In the mid-1990s, Victorian Premier Jeff Kennett had commenced a plan to rebuild his state, which had been broken by years of increasingly hidebound and ideological Labor governments. One element of this plan was to load the calendar with at least one major event per month as tourism lures.
A gap existed in that calendar between the Australian Open tennis championships and the first round of the AFL season. Kennett and his team filled the gap with the Australian Formula One Grand Prix, audaciously stolen from Adelaide, where it had been run every year since 1985.
This should have been a moment for Melbourne to rejoice. Very few cities on earth are granted hosting rights for such a massive show. Instead, leftist elements rose up in fury. The race would destroy its public park venue, they claimed. It would cause nearby houses to crumble to the ground. It would lead to deaths on our roads as young men emulated their racing heroes.
Melbourne’s Fairfax broadsheet, the Age, led the opposition.
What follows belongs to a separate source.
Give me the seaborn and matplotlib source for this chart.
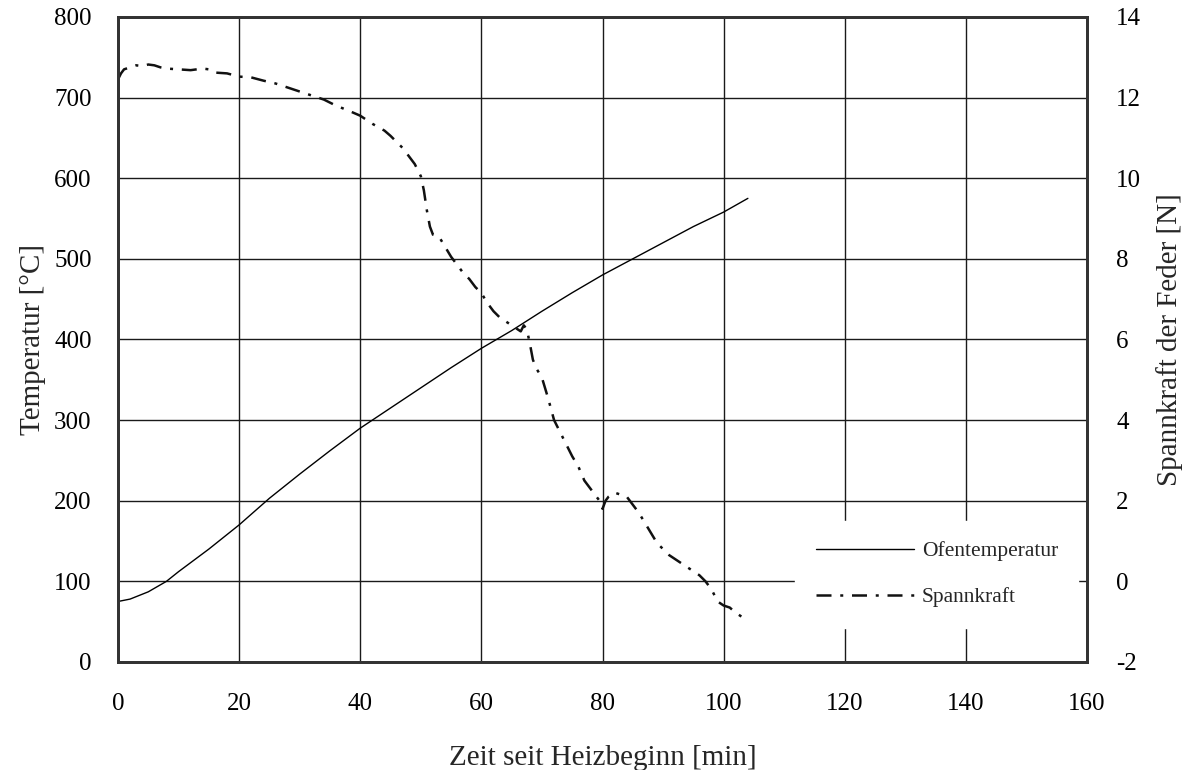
import matplotlib
matplotlib.use("Agg")
import matplotlib.pyplot as plt
import seaborn as sns
import numpy as np

# ---- data ----
time_temp = [0, 2, 5, 8, 10, 15, 20, 25, 30, 35, 40, 45, 50, 55, 60, 65, 70, 75, 80, 85, 90, 95, 100, 104]
temperature = [75, 78, 87, 100, 112, 140, 170, 203, 233, 262, 290, 315, 340, 365, 389, 411, 435, 458, 480, 500, 520, 540, 558, 575]

time_force = [0, 0.5, 1, 2, 3, 4, 5, 6, 7, 8, 10, 12, 14, 15, 16, 18, 20, 22, 24, 26, 28, 30, 32, 34,
              36, 38, 40, 42, 44, 45, 46, 47, 48, 49, 50, 50.5, 51, 51.5, 52, 53, 54, 55, 56, 57, 58,
              59, 60, 61, 62, 63, 64, 65, 66, 66.5, 67, 67.5, 68, 68.5, 69, 70, 71, 72, 73, 74, 75, 76,
              77, 78, 79, 79.5, 80, 80.5, 81, 82, 83, 84, 85, 86, 87, 88, 89, 90, 91, 92, 93, 94, 95,
              96, 97, 98, 99, 100, 101, 102, 103, 104]
force = [12.45, 12.6, 12.7, 12.75, 12.8, 12.78, 12.82, 12.8, 12.75, 12.72, 12.7, 12.68, 12.72, 12.7,
         12.62, 12.6, 12.52, 12.5, 12.42, 12.35, 12.25, 12.15, 12.05, 11.95, 11.8, 11.68, 11.55, 11.35,
         11.18, 11.05, 10.9, 10.75, 10.55, 10.35, 10.05, 9.7, 9.2, 8.8, 8.6, 8.55, 8.3, 8.05, 7.85, 7.65,
         7.5, 7.3, 7.15, 6.9, 6.7, 6.55, 6.45, 6.35, 6.25, 6.2, 6.35, 6.25, 5.9, 5.5, 5.3, 5.05, 4.55,
         4.0, 3.7, 3.4, 3.1, 2.85, 2.5, 2.3, 2.1, 2.0, 1.8, 2.0, 2.1, 2.2, 2.15, 2.1, 1.9, 1.7, 1.45,
         1.2, 0.95, 0.8, 0.65, 0.55, 0.45, 0.35, 0.25, 0.15, 0.0, -0.2, -0.5, -0.6, -0.65, -0.78,
         -0.88, -1.0]

x_ticks = [0, 20, 40, 60, 80, 100, 120, 140, 160]
y_left_ticks = [0, 100, 200, 300, 400, 500, 600, 700, 800]
y_right_ticks = [-2, 0, 2, 4, 6, 8, 10, 12, 14]

label_temp = "Ofentemperatur"
label_force = "Spannkraft"
xlabel = "Zeit seit Heizbeginn [min]"
ylabel_left = "Temperatur [°C]"
ylabel_right = "Spannkraft der Feder [N]"

# ---- style ----
sns.set_style("white")
plt.rcParams["font.family"] = ["Liberation Serif", "DejaVu Serif"]

fig = plt.figure(figsize=(11.93, 7.70), dpi=100)
ax = fig.add_axes([0.0989, 0.1403, 0.9112 - 0.0989, 0.978 - 0.1403])
ax2 = ax.twinx()

sns.lineplot(x=time_temp, y=temperature, ax=ax, color="black", linewidth=1.0, label=label_temp, legend=False)
sns.lineplot(x=time_force, y=force, ax=ax2, color="#111111", linewidth=1.8,
             linestyle=(0, (6, 3.5, 1.2, 3.5)), label=label_force, legend=False)

ax.set_xlim(0, 160)
ax.set_ylim(0, 800)
ax2.set_ylim(-2, 14)
ax.set_xticks(x_ticks)
ax.set_yticks(y_left_ticks)
ax2.set_yticks(y_right_ticks)
ax.set_xticklabels([str(v) for v in x_ticks])
ax.set_yticklabels([str(v) for v in y_left_ticks])
ax2.set_yticklabels([str(v) for v in y_right_ticks])

ax.grid(True, color="#1a1a1a", linewidth=1.0)
ax2.grid(False)

ax.tick_params(axis="both", length=0, labelsize=18, colors="black")
ax.tick_params(axis="x", pad=22)
ax.tick_params(axis="y", pad=19)
ax2.tick_params(axis="y", length=0, labelsize=18, pad=21, colors="black")

ax.set_xlabel(xlabel, fontsize=21, labelpad=22)
ax.set_ylabel(ylabel_left, fontsize=21, labelpad=6)
ax2.set_ylabel(ylabel_right, fontsize=21, labelpad=11)

for a in (ax, ax2):
    for s in a.spines.values():
        s.set_visible(True)
        s.set_color("#333333")
        s.set_linewidth(2.0)

handles = ax.get_lines()[:1] + ax2.get_lines()[:1]
leg = ax2.legend(handles, [label_temp, label_force], loc="lower right",
                 bbox_to_anchor=(0.991, 0.053), borderaxespad=0, frameon=True, fancybox=False,
                 facecolor="white", edgecolor="white", framealpha=1.0,
                 fontsize=15.5, handlelength=4.55, handletextpad=0.37,
                 labelspacing=1.2, borderpad=0.95)

fig.savefig("out.png", dpi=100)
On reflection, this may have been an early indicator of Fairfax’s eventual pathway to oblivion, to be achieved any time now through closure, disassembly or sale.
The hysteria surrounding the prospective Grand Prix was impressive, even by the shrieking standards of Melbourne’s always-anxious Marx-and-macchiato community. Preparations for the race involved removing some scrubby old elms, so protesters actually held a funeral for them. People wept. A movement called Save Albert Park—chiefly run by local residents who enjoyed using the place as their personal dog-walking venue—won extensive coverage from the Age and the ABC.
It was all very apocalyptic. And then, in 1996, the first Grand Prix was held. And nothing bad happened at all.
In fact, the event was a brilliant triumph. Hundreds of thousands of people enjoyed the weekend, which was blessed by sunny skies and close racing. As for saving Albert Park, that was accomplished too, with the construction of new parkland buildings available for use all year round.
Just about every anti-progress campaign of the last twenty years in Australia has followed the Albert Park template. Climate change, fracking, mining, controlling our borders—protests against all of them feature the same dishonesty and misinformation as seen in Melbourne back in the 1990s.
One difference is that, unlike Kennett, current state and federal governments pay attention to and accommodate their enemies. They should take a lesson from recent history by reviewing the great Albert Park panic and considering how matters concluded.
When certain types insist something will go disastrously wrong, it invariably turns out just fine.